_EXCERPTED RECORDS_
★ ★ ★ ★ ★

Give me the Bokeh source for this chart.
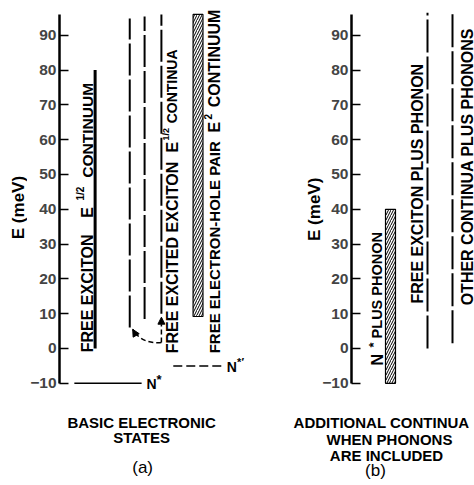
import math
from bokeh.plotting import figure
from bokeh.models import Range1d, FixedTicker, Label, Arrow, NormalHead
from bokeh.layouts import row
from bokeh.embed import file_html
from bokeh.resources import INLINE

# ---- data (energies in meV) ----
y_ticks = [-10, 0, 10, 20, 30, 40, 50, 60, 70, 80, 90]
axis_bounds = (-10, 96)

exciton_continuum = [0, 80]                 # free exciton E^1/2 continuum
excited_starts = [6.0, 8.5, 10.0]           # free excited exciton continua
excited_ends = [94.8, 95.4, 96.0]
pair_continuum = [9.2, 96.0]                # free electron-hole pair E^2 continuum
n_star = -10
n_star_prime = -5
arrow_base = 1.7
arrow_up_tip = 9.0
arrow_left_tip = 5.5

nstar_phonon = [-10, 40]                    # N* plus phonon
exciton_phonon = [0, 96.5]                  # free exciton plus phonon
other_phonons = [1.5, 96.5]                 # other continua plus phonons

FONT = "Liberation Sans"
Y_RANGE = (-39.37, 100)


def base_fig(width, left_border, x0, x1, with_axis=True):
    p = figure(width=width, height=485, x_range=Range1d(x0, x1), y_range=Range1d(*Y_RANGE),
               output_backend="svg", toolbar_location=None, min_border=0,
               min_border_left=left_border, x_axis_location=None,
               y_axis_location="left" if with_axis else None)
    p.xgrid.visible = False
    p.ygrid.visible = False
    p.outline_line_color = None
    return p


def style_axis(p, fixed=None):
    ax = p.yaxis[0]
    if fixed is not None:
        ax.fixed_location = fixed
    ax.ticker = FixedTicker(ticks=y_ticks)
    ax.bounds = axis_bounds
    ax.major_tick_in = 9
    ax.major_tick_out = 0
    ax.minor_tick_in = 0
    ax.minor_tick_out = 0
    ax.axis_line_width = 2.5
    ax.major_tick_line_width = 1.5
    ax.major_label_text_font = FONT
    ax.major_label_text_font_style = "bold"
    ax.major_label_text_font_size = "15.5px"
    ax.major_label_standoff = 3
    ax.major_label_overrides = {-10: "\u221210"}


def lab(p, x, y, text, size=16, angle=0.0, align="left", baseline="middle", bold=True):
    p.add_layout(Label(x=x, y=y, text=text, angle=angle, text_align=align,
                       text_baseline=baseline, text_font=FONT,
                       text_font_size=f"{size}px",
                       text_font_style="bold" if bold else "normal", text_color="black"))


V = math.pi / 2

# ---------------- axis title strip of panel (a) ----------------
p0 = base_fig(27, 0, 0, 27, with_axis=False)
lab(p0, 17.5, 40.5, "E (meV)", size=17, angle=V, align="center")

# ---------------- panel (a) ----------------
p1 = base_fig(219, 30, 57, 246)
style_axis(p1)

p1.segment(x0=[93], y0=[exciton_continuum[0]], x1=[93], y1=[exciton_continuum[1]],
           line_width=3, line_color="black")
p1.segment(x0=[128, 143, 160], y0=excited_starts, x1=[128, 143, 160], y1=excited_ends,
           line_width=2, line_color="black", line_dash="32 4")
p1.quad(left=[192], right=[202], bottom=[pair_continuum[0]], top=[pair_continuum[1]],
        fill_color="white", line_color="black", line_width=1.2,
        hatch_pattern="/", hatch_scale=5, hatch_weight=1, hatch_color="black")
p1.segment(x0=[72], y0=[n_star], x1=[140], y1=[n_star], line_width=1.5, line_color="black")
p1.segment(x0=[172], y0=[n_star_prime], x1=[223], y1=[n_star_prime], line_width=1.5,
           line_color="black", line_dash="9 4")

# arrows from the excited state
p1.add_layout(Arrow(x_start=160, y_start=arrow_base, x_end=160, y_end=arrow_up_tip,
                    line_width=1.5, line_dash="5 3",
                    end=NormalHead(size=7, fill_color="black", line_color="black")))
p1.bezier(x0=[160], y0=[arrow_base], x1=[131], y1=[arrow_left_tip],
          cx0=[146], cy0=[1.3], cx1=[136], cy1=[3.0], line_width=1.5,
          line_color="black", line_dash="5 3")
p1.add_layout(Arrow(x_start=136, y_start=3.0, x_end=131, y_end=arrow_left_tip,
                    line_alpha=0,
                    end=NormalHead(size=7, fill_color="black", line_color="black")))

# vertical texts
lab(p1, 85, -1.1, "FREE EXCITON", angle=V)
lab(p1, 85, 37.6, "E", angle=V)
lab(p1, 78.5, 42.5, "1/2", size=10, angle=V)
lab(p1, 85, 49.1, "CONTINUUM", size=15.5, angle=V)

lab(p1, 171, -1.4, "FREE EXCITED EXCITON", angle=V)
lab(p1, 171, 56.3, "E", angle=V)
lab(p1, 165, 59.8, "1/2", size=9, angle=V)
lab(p1, 171, 64.7, "CONTINUA", size=14, angle=V)

lab(p1, 214, -1.4, "FREE ELECTRON-HOLE PAIR", size=15, angle=V)
lab(p1, 214, 62.1, "E", angle=V)
lab(p1, 207, 65.8, "2", size=10, angle=V)
lab(p1, 214, 69.3, "CONTINUUM", angle=V)

lab(p1, 145, -10.3, "N", size=14)
lab(p1, 155, -9.0, "*", size=13)
lab(p1, 226, -5.2, "N", size=14)
lab(p1, 236.5, -4.0, "*\u2032", size=11)

lab(p1, 140, -21.3, "BASIC ELECTRONIC", size=15, align="center")
lab(p1, 140, -25.7, "STATES", size=15, align="center")
lab(p1, 141, -34.2, "(a)", size=17, align="center", bold=False)

# ---------------- panel (b) ----------------
p2 = base_fig(228, 34, 280, 474)
style_axis(p2, fixed=351)

p2.quad(left=[385], right=[395], bottom=[nstar_phonon[0]], top=[nstar_phonon[1]],
        fill_color="white", line_color="black", line_width=1.2,
        hatch_pattern="/", hatch_scale=5, hatch_weight=1, hatch_color="black")
p2.segment(x0=[427, 452], y0=[exciton_phonon[0], other_phonons[0]],
           x1=[427, 452], y1=[exciton_phonon[1], other_phonons[1]],
           line_width=2, line_color="black", line_dash="33 4")

lab(p2, 376.5, -4.9, "N", angle=V)
lab(p2, 373, 0.3, "*", size=13, angle=V)
lab(p2, 376.5, 2.9, "PLUS PHONON", size=14.5, angle=V)
lab(p2, 417, 12.9, "FREE EXCITON PLUS PHONON", angle=V)
lab(p2, 466.5, 12.4, "OTHER CONTINUA PLUS PHONONS", angle=V)

lab(p2, 314, 40.0, "E (meV)", size=17, angle=V, align="center")

lab(p2, 381, -21.3, "ADDITIONAL CONTINUA", size=15, align="center")
lab(p2, 389, -26.1, "WHEN PHONONS", size=15, align="center")
lab(p2, 386, -30.7, "ARE INCLUDED", size=15, align="center")
lab(p2, 375, -35.1, "(b)", size=17, align="center", bold=False)

layout = row(p0, p1, p2)
open("out.html", "w").write(file_html(layout, INLINE))
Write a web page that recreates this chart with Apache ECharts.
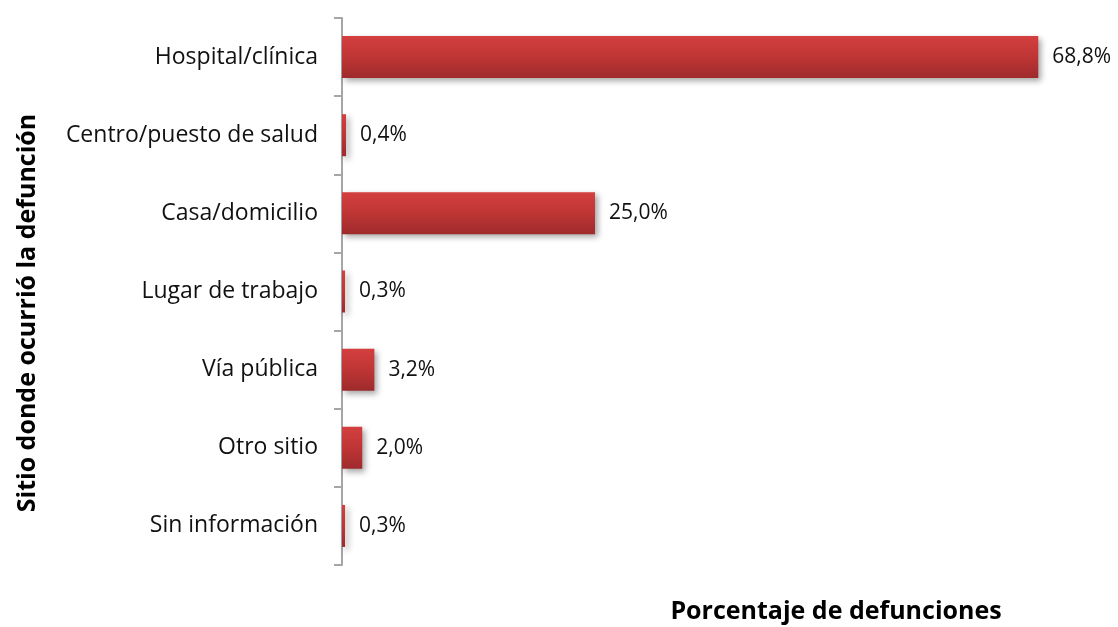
<!DOCTYPE html>
<html>
<head>
<meta charset="utf-8">
<script src="https://cdn.jsdelivr.net/npm/echarts@6/dist/echarts.min.js"></script>
<style>
  html, body { margin: 0; padding: 0; background: #fff; }
  #chart { width: 1118px; height: 627px; }
</style>
</head>
<body>
<div id="chart"></div>
<script>
const categories = ['Hospital/clínica', 'Centro/puesto de salud', 'Casa/domicilio', 'Lugar de trabajo', 'Vía pública', 'Otro sitio', 'Sin información'];
const percentages = [68.8, 0.4, 25.0, 0.3, 3.2, 2.0, 0.3];

const font = '"Open Sans", "Noto Sans", sans-serif';

const myChart = echarts.init(document.getElementById('chart'));

const option = {
  animation: false,
  textStyle: { fontFamily: font },
  grid: { left: 342, top: 18, bottom: 62, width: 759 },
  xAxis: {
    type: 'value',
    min: 0,
    max: 75,
    show: false
  },
  yAxis: {
    type: 'category',
    inverse: true,
    data: categories,
    axisLine: { lineStyle: { color: '#a6a6a6', width: 2 } },
    axisTick: { show: true, length: 8, lineStyle: { color: '#a6a6a6', width: 2 } },
    axisLabel: { color: '#111', fontSize: 23, fontFamily: font, margin: 24 }
  },
  graphic: [
    {
      type: 'text',
      rotation: Math.PI / 2,
      x: 28,
      y: 313,
      style: {
        text: 'Sitio donde ocurrió la defunción',
        font: 'bold 25px ' + font,
        fill: '#000',
        align: 'center',
        verticalAlign: 'middle'
      }
    },
    {
      type: 'text',
      x: 836,
      y: 612,
      style: {
        text: 'Porcentaje de defunciones',
        font: 'bold 25px ' + font,
        fill: '#000',
        align: 'center',
        verticalAlign: 'middle'
      }
    }
  ],
  series: [
    {
      type: 'bar',
      data: percentages,
      barWidth: 42,
      itemStyle: {
        color: new echarts.graphic.LinearGradient(0, 0, 0, 1, [
          { offset: 0, color: '#d43f3f' },
          { offset: 0.5, color: '#bf3535' },
          { offset: 1, color: '#9e2a2c' }
        ]),
        shadowColor: 'rgba(0, 0, 0, 0.35)',
        shadowBlur: 6,
        shadowOffsetX: 3,
        shadowOffsetY: 3
      },
      label: {
        show: true,
        position: 'right',
        distance: 14,
        color: '#111',
        fontSize: 21,
        fontFamily: font,
        formatter: p => p.value.toFixed(1).replace('.', ',') + '%'
      }
    }
  ]
};

option && myChart.setOption(option);
</script>
</body>
</html>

★ ★ ★ ★ ★

_WHAT YOU HAVE TO DO_
Leave out the pictures and restate, word for word, the lines from the top of the data through the line containing "axis_bounds = (-10, 96)", both included.

_ANSWER IN FULL_
Give me the Bokeh source for this chart.
import math
from bokeh.plotting import figure
from bokeh.models import Range1d, FixedTicker, Label, Arrow, NormalHead
from bokeh.layouts import row
from bokeh.embed import file_html
from bokeh.resources import INLINE

# ---- data (energies in meV) ----
y_ticks = [-10, 0, 10, 20, 30, 40, 50, 60, 70, 80, 90]
axis_bounds = (-10, 96)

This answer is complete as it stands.